• PROBLEM REQUIREMENTS
For every line in the data below that contains "this", copy the line.

• DATA EXCERPTS
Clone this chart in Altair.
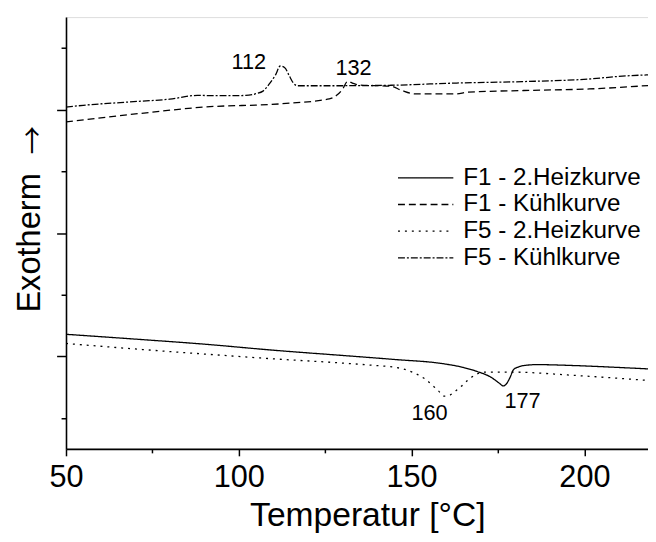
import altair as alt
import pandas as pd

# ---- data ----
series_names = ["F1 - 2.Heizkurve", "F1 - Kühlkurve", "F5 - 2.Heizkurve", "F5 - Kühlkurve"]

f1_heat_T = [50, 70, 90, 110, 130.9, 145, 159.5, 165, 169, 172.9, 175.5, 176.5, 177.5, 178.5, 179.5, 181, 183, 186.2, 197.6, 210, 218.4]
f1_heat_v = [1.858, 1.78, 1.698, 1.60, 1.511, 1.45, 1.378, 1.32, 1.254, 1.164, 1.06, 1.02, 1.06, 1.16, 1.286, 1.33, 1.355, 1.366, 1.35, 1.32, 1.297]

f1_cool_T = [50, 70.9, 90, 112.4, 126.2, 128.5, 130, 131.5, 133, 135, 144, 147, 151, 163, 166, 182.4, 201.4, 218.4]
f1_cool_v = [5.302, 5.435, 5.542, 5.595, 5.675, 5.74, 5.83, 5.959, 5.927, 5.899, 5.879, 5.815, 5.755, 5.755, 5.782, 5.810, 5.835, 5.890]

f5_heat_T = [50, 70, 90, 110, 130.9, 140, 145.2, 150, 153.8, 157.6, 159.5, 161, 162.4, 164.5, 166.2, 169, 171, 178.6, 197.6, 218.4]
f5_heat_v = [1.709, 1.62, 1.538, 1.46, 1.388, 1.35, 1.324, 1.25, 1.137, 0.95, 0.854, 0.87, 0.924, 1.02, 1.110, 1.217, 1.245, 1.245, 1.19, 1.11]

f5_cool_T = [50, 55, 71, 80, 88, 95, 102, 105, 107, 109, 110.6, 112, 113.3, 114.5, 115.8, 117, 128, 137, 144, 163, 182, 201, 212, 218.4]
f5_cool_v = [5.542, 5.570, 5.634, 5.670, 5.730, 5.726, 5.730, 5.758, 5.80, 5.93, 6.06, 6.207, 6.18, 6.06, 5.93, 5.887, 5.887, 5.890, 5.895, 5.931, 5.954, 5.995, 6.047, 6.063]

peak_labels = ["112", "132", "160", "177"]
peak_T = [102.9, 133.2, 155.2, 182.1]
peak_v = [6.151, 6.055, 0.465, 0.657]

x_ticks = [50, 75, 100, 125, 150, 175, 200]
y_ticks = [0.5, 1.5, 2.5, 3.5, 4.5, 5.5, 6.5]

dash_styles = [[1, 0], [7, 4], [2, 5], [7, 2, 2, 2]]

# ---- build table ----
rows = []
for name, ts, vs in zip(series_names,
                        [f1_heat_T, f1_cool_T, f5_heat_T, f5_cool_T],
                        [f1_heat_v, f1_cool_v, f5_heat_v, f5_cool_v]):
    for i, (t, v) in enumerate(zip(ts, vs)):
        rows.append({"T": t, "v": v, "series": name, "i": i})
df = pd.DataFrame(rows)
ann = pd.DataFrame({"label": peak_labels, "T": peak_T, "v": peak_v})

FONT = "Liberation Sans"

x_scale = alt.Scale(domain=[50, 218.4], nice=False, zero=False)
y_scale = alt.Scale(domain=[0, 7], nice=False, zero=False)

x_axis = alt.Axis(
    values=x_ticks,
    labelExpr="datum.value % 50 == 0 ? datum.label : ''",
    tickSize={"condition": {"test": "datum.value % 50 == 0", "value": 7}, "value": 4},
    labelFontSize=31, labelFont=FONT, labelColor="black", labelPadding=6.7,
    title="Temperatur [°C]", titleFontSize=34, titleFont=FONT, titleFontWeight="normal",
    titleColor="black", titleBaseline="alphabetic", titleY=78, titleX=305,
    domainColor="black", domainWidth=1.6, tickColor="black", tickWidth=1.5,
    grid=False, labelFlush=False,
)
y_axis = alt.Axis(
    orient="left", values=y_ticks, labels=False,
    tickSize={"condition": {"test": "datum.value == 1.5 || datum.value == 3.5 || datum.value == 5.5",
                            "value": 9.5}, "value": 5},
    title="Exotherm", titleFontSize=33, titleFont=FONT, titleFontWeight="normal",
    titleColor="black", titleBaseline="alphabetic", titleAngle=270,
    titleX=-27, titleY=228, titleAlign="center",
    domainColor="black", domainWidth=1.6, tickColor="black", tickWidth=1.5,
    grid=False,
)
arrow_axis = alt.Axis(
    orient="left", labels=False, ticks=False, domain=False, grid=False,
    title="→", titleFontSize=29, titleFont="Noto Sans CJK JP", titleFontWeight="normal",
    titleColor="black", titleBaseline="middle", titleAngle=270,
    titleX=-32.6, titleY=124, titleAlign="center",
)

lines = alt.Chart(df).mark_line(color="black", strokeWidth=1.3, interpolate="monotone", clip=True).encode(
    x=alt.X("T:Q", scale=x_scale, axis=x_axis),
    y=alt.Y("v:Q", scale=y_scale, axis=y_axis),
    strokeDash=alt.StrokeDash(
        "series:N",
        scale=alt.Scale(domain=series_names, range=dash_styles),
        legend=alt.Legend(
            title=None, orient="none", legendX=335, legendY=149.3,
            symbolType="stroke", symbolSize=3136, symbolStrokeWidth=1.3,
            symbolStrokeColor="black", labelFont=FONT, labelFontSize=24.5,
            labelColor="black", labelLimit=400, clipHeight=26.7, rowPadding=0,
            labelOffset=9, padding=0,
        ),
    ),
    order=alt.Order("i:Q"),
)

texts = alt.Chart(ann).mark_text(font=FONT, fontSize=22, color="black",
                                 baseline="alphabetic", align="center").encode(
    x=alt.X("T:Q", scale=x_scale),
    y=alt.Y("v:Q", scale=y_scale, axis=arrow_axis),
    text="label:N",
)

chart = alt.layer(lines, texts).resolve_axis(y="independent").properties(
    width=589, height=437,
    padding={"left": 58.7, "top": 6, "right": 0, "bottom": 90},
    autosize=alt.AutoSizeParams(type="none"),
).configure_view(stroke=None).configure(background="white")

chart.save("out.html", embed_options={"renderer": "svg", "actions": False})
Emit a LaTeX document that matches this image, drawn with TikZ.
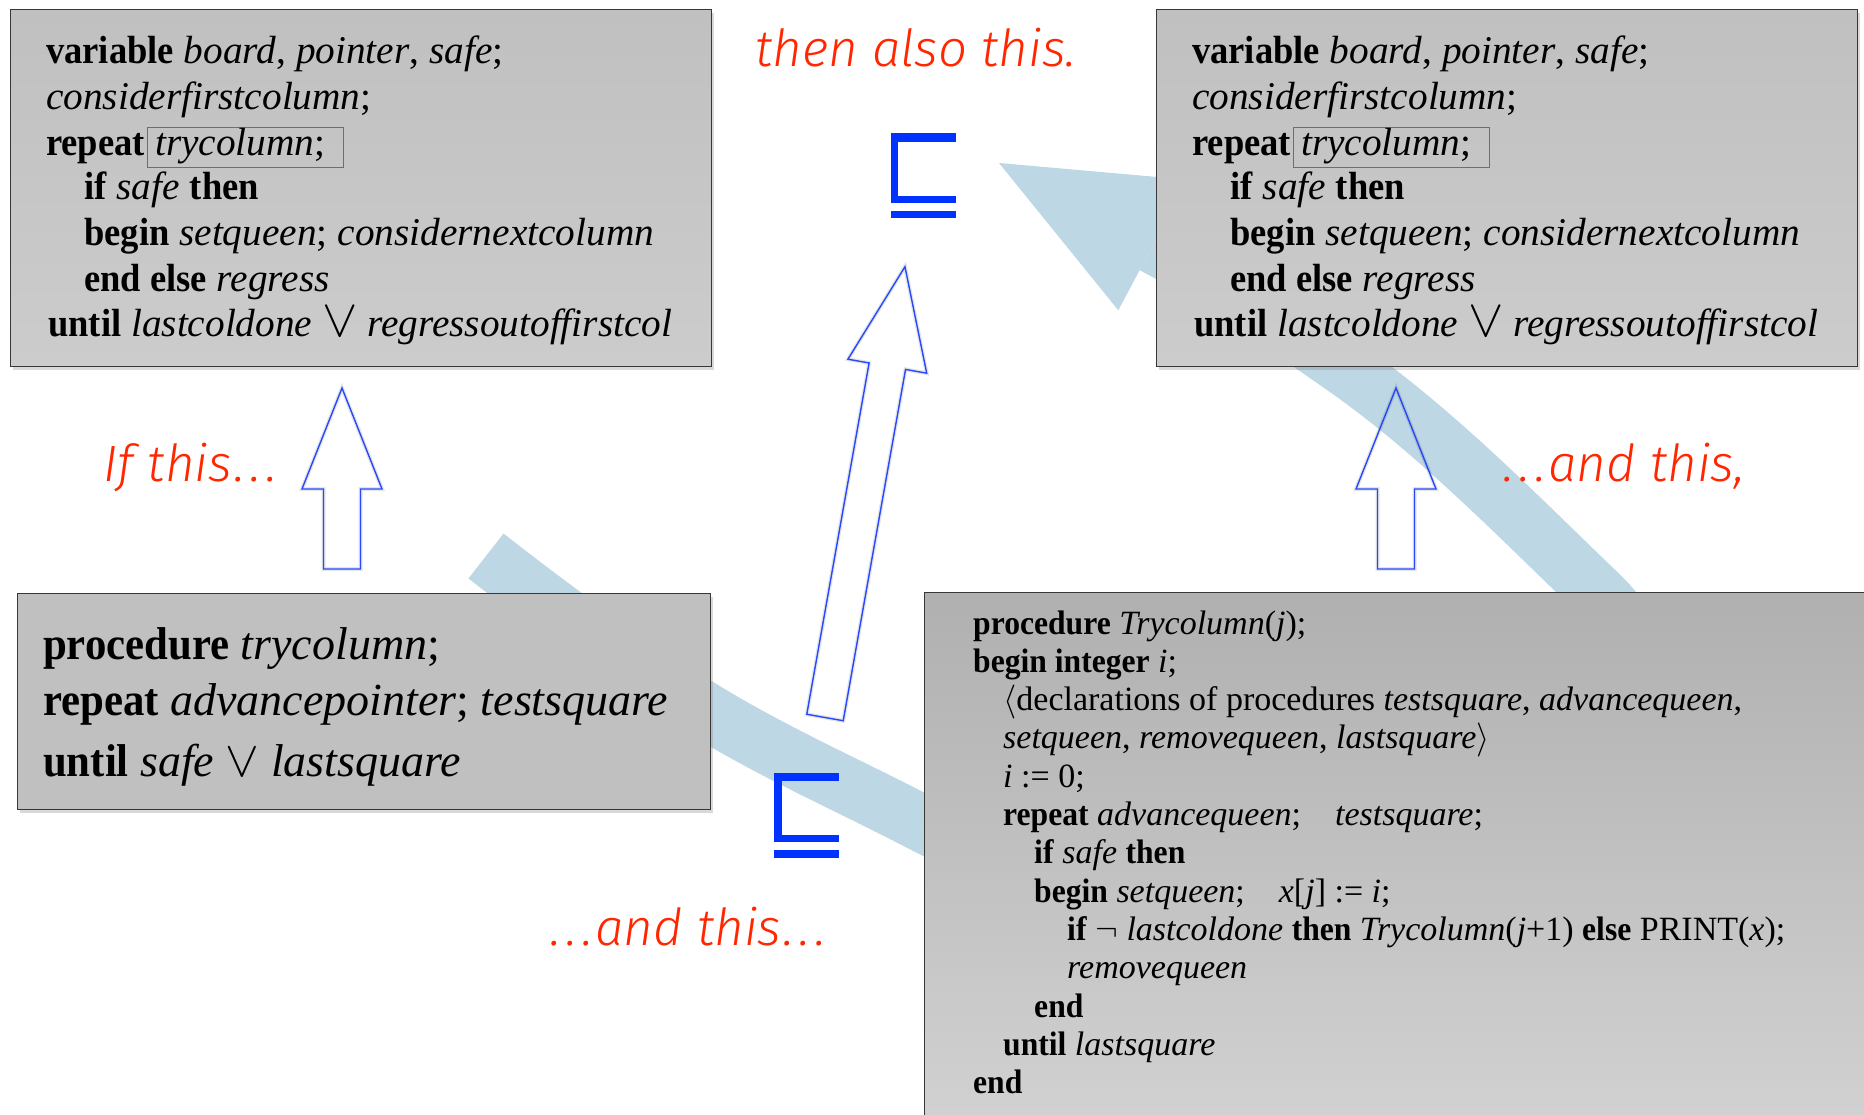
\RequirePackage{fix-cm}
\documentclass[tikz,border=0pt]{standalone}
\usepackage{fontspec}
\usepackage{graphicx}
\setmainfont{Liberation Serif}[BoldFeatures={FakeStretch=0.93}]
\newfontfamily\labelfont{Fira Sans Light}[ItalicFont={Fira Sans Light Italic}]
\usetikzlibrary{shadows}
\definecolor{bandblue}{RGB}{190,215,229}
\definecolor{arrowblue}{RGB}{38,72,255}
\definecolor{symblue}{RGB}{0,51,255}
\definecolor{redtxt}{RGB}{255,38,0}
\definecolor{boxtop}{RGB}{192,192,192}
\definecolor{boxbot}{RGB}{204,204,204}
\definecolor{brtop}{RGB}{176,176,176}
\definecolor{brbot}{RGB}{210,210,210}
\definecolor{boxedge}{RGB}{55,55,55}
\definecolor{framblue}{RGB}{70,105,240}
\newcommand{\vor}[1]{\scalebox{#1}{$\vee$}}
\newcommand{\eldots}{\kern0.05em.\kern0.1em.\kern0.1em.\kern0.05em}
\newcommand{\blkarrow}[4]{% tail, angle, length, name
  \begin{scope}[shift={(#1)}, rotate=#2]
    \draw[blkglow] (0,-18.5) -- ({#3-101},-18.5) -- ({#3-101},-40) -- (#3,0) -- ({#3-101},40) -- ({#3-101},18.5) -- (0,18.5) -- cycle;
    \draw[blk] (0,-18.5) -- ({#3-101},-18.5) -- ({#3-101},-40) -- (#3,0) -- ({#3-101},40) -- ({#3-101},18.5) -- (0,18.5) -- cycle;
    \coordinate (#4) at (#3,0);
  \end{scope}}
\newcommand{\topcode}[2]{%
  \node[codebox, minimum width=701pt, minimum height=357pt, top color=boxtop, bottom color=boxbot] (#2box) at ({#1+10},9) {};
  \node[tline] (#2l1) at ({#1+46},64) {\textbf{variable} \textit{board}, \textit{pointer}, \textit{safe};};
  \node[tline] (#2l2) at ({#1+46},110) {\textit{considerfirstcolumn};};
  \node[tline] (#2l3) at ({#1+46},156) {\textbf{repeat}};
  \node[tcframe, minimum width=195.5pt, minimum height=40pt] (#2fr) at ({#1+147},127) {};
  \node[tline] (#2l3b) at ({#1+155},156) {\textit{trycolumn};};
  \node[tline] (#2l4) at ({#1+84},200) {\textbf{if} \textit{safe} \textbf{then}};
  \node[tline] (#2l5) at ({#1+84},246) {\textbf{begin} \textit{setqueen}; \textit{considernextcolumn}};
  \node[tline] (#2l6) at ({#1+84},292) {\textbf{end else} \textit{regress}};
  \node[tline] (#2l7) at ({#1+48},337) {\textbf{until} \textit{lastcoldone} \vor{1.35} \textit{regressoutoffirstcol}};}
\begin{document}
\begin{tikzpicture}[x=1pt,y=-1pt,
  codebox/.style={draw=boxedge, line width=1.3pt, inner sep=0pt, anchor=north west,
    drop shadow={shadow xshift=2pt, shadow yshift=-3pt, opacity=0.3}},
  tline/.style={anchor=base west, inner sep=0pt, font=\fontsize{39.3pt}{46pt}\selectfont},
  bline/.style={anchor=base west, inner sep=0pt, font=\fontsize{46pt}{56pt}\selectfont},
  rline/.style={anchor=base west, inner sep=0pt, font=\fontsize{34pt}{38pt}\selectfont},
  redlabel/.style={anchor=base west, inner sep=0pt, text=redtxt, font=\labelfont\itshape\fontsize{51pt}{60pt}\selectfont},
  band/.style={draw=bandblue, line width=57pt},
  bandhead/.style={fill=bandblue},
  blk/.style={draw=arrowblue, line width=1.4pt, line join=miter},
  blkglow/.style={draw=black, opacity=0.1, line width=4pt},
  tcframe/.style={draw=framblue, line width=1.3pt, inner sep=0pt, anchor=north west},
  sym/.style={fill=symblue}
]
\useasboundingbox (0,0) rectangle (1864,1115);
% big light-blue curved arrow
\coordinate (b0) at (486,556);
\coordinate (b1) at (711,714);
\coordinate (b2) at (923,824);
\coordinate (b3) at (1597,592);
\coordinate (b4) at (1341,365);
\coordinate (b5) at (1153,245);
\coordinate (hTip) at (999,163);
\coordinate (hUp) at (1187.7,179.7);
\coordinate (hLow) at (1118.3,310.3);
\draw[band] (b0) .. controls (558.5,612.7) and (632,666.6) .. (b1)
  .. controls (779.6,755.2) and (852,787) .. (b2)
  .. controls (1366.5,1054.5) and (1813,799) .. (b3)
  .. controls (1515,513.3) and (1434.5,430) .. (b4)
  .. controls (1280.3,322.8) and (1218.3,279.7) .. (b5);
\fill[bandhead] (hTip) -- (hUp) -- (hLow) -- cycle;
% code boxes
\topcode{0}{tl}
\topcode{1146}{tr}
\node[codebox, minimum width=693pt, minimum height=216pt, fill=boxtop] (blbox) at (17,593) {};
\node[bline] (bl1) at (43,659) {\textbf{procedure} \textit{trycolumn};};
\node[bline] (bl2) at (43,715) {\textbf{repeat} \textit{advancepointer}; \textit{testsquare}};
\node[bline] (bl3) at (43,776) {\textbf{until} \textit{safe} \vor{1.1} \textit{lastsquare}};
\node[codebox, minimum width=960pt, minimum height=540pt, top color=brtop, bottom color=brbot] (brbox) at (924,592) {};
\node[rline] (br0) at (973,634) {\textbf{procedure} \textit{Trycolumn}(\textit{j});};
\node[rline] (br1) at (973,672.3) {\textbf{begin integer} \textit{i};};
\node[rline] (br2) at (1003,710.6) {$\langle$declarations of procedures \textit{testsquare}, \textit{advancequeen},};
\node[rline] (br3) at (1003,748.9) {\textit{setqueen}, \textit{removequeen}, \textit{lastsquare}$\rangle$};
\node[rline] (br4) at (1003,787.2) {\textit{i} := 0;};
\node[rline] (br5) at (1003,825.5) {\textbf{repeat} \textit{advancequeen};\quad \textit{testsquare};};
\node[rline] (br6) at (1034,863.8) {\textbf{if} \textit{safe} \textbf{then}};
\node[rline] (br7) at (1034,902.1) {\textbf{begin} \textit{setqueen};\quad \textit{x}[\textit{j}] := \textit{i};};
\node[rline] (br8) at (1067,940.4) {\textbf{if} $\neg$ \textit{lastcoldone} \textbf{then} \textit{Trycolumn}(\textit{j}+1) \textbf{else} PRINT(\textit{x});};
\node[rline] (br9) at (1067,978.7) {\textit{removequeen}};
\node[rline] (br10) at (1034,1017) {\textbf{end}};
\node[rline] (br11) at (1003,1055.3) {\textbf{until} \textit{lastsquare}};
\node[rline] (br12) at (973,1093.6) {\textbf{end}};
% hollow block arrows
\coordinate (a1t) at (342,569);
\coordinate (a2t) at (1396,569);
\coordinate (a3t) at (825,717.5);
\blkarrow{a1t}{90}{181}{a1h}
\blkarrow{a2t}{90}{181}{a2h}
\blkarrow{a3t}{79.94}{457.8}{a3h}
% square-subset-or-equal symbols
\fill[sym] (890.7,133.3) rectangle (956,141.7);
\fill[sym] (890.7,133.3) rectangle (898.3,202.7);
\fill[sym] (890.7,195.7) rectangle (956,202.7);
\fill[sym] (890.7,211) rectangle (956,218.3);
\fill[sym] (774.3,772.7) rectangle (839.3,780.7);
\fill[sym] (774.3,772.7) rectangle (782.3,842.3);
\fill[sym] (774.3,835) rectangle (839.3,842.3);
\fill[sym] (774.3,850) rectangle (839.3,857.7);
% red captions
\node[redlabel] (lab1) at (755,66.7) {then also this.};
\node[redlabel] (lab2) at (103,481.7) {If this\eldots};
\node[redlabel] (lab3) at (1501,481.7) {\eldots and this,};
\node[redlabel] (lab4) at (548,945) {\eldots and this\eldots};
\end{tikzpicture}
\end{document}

• FULL ANSWER
Clone this chart in Altair.
Emit a LaTeX document that matches this image, drawn with TikZ.
\node[redlabel] (lab1) at (755,66.7) {then also this.};
\node[redlabel] (lab2) at (103,481.7) {If this\eldots};
\node[redlabel] (lab3) at (1501,481.7) {\eldots and this,};
\node[redlabel] (lab4) at (548,945) {\eldots and this\eldots};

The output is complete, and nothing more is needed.